Far from "freedom of expression," what these "scholars, writers, and thinkers" are instead promoting is the continued division and destruction of Thai society, driven by foreign interests for the sole aim of overthrowing Thailand's national institutions and replacing them with NGOs, political fronts, and opposition groups beholden to these same interests. Their claims regarding "freedom" and "democracy" are merely the smokescreen they are conducting this campaign of sedition behind.

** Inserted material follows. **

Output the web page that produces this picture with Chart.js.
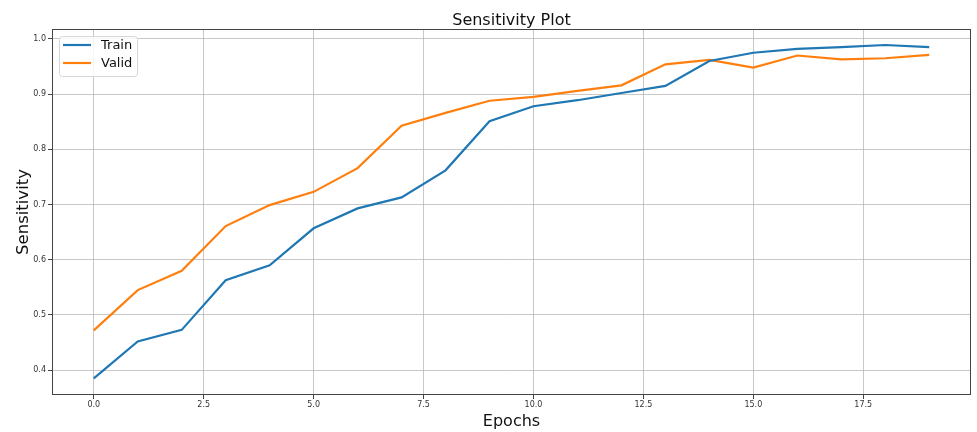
<!DOCTYPE html>
<html>
<head>
<meta charset="utf-8">
<script src="https://cdn.jsdelivr.net/npm/chart.js@4"></script>
<style>
html,body{margin:0;padding:0;background:#fff;}
canvas{display:block;}
</style>
</head>
<body>
<canvas id="c" width="977" height="432"></canvas>
<script>
const epochs = [0,1,2,3,4,5,6,7,8,9,10,11,12,13,14,15,16,17,18,19];
const trainSens = [0.385,0.452,0.473,0.563,0.590,0.657,0.693,0.713,0.762,0.851,0.878,0.889,0.902,0.915,0.960,0.975,0.982,0.985,0.989,0.985];
const validSens = [0.472,0.545,0.580,0.661,0.699,0.723,0.766,0.843,0.866,0.888,0.895,0.906,0.916,0.954,0.962,0.948,0.970,0.963,0.965,0.971];
const xTickValues = [0,2.5,5,7.5,10,12.5,15,17.5];
const yTickValues = [0.4,0.5,0.6,0.7,0.8,0.9,1.0];
const seriesNames = ['Train','Valid'];
const chartTitle = 'Sensitivity Plot';
const xTitle = 'Epochs';
const yTitle = 'Sensitivity';

const BLUE = '#1f77b4', ORANGE = '#ff7f0e';
const FONT = '"DejaVu Sans", sans-serif';

const framePlugin = {
  id: 'frameAndExtras',
  afterDatasetsDraw(chart) {
    const {ctx, chartArea: a} = chart;
    ctx.save();
    // frame
    ctx.strokeStyle = '#444';
    ctx.lineWidth = 1;
    ctx.strokeRect(Math.round(a.left) + 0.5, Math.round(a.top) + 0.5, Math.round(a.right - a.left) - 1, Math.round(a.bottom - a.top) - 1);
    // title
    ctx.fillStyle = '#111';
    ctx.font = '16px ' + FONT;
    ctx.textAlign = 'center';
    ctx.textBaseline = 'alphabetic';
    ctx.fillText(chartTitle, (a.left + a.right) / 2, a.top - 4);
    // legend
    const bx = a.left + 7, by = a.top + 7, bw = 78, bh = 40;
    ctx.fillStyle = 'rgba(255,255,255,0.85)';
    ctx.strokeStyle = '#d6d6d6';
    ctx.beginPath();
    if (ctx.roundRect) ctx.roundRect(bx + 0.5, by + 0.5, bw, bh, 3); else ctx.rect(bx + 0.5, by + 0.5, bw, bh);
    ctx.fill();
    ctx.stroke();
    const cols = [BLUE, ORANGE];
    ctx.font = '13px ' + FONT;
    ctx.textAlign = 'left';
    ctx.textBaseline = 'middle';
    seriesNames.forEach((n, i) => {
      const y = by + 9 + i * 18;
      ctx.strokeStyle = cols[i];
      ctx.lineWidth = 2.2;
      ctx.beginPath();
      ctx.moveTo(bx + 4, y);
      ctx.lineTo(bx + 32, y);
      ctx.stroke();
      ctx.fillStyle = '#111';
      ctx.fillText(n, bx + 42, y + 1);
    });
    ctx.restore();
  }
};

const toPts = arr => epochs.map((e, i) => ({x: e, y: arr[i]}));

new Chart(document.getElementById('c'), {
  type: 'line',
  data: {
    datasets: [
      {label: seriesNames[0], data: toPts(trainSens), borderColor: BLUE, backgroundColor: BLUE, borderWidth: 2.2, pointRadius: 0, tension: 0, fill: false},
      {label: seriesNames[1], data: toPts(validSens), borderColor: ORANGE, backgroundColor: ORANGE, borderWidth: 2.2, pointRadius: 0, tension: 0, fill: false}
    ]
  },
  options: {
    responsive: false,
    animation: false,
    devicePixelRatio: 1,
    layout: {padding: {top: 29, right: 6, left: 0, bottom: 0}},
    plugins: {legend: {display: false}, title: {display: false}, tooltip: {enabled: false}},
    scales: {
      x: {
        type: 'linear',
        min: -0.95, max: 19.95,
        afterBuildTicks: s => { s.ticks = xTickValues.map(v => ({value: v})); },
        afterFit: s => { s.height = 37; },
        ticks: {callback: v => v.toFixed(1), font: {family: FONT, size: 8}, color: '#333', padding: 1, maxRotation: 0, autoSkip: false},
        grid: {color: 'rgba(176,176,176,0.7)', lineWidth: 1, tickColor: '#444', tickLength: 4},
        border: {display: false},
        title: {display: true, text: xTitle, font: {family: FONT, size: 16}, color: '#111', padding: {top: 0, bottom: 1}}
      },
      y: {
        type: 'linear',
        min: 0.355, max: 1.018,
        afterBuildTicks: s => { s.ticks = yTickValues.map(v => ({value: v})); },
        afterFit: s => { s.width = 52; },
        ticks: {callback: v => v.toFixed(1), font: {family: FONT, size: 8}, color: '#333', padding: 2},
        grid: {color: 'rgba(176,176,176,0.7)', lineWidth: 1, tickColor: '#444', tickLength: 4},
        border: {display: false},
        title: {display: true, text: yTitle, font: {family: FONT, size: 16.5}, color: '#111', padding: {top: 14, bottom: 0}}
      }
    }
  },
  plugins: [framePlugin]
});
</script>
</body>
</html>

In reality, these are in no way "scholars, writers, and thinkers," but rather lobbyists, frauds, and paid agents of sedition. There are also a number of unwitting signatories - as this letter was passed through an immense academic e-mail group with the majority simply signing it because it looked and sounded good.

One of these unwitting signatories is clearly Noam Chomsky, who has written entire books about US and Wall Street-driven regime change through organizations like the National Endowment for Democracy (NED), USAID, and private organizations like Open Society. Clearly he doesn't believe a statement serving as a smokescreen for this very campaign of foreign-backed sedition is a cause worthy of support - and simply signed it because he trusted the channel through which it landed in his inbox.

Among those who signed this recent statement with willful knowledge of its content, include Pinkaew Laungaramsri, admittedly a Thai "academic" funded extensively year-to-year by the US State Department via USAID and by convicted financial criminal George Soros' Open Society Foundation. Laungaramsri would call on her foreign sponsors for assistance in the wake of the coup in 2014, fearing her years of sedition had finally caught up with her. Unlike under the regime of Thaksin Shianwatra, whom she and the other signers of this letter seek to return to power, the incoming military-led government did not kill her, and despite her complaints that her "freedom of expression" has been curtailed, she is still clearly complaining openly and shamelessly to this very day.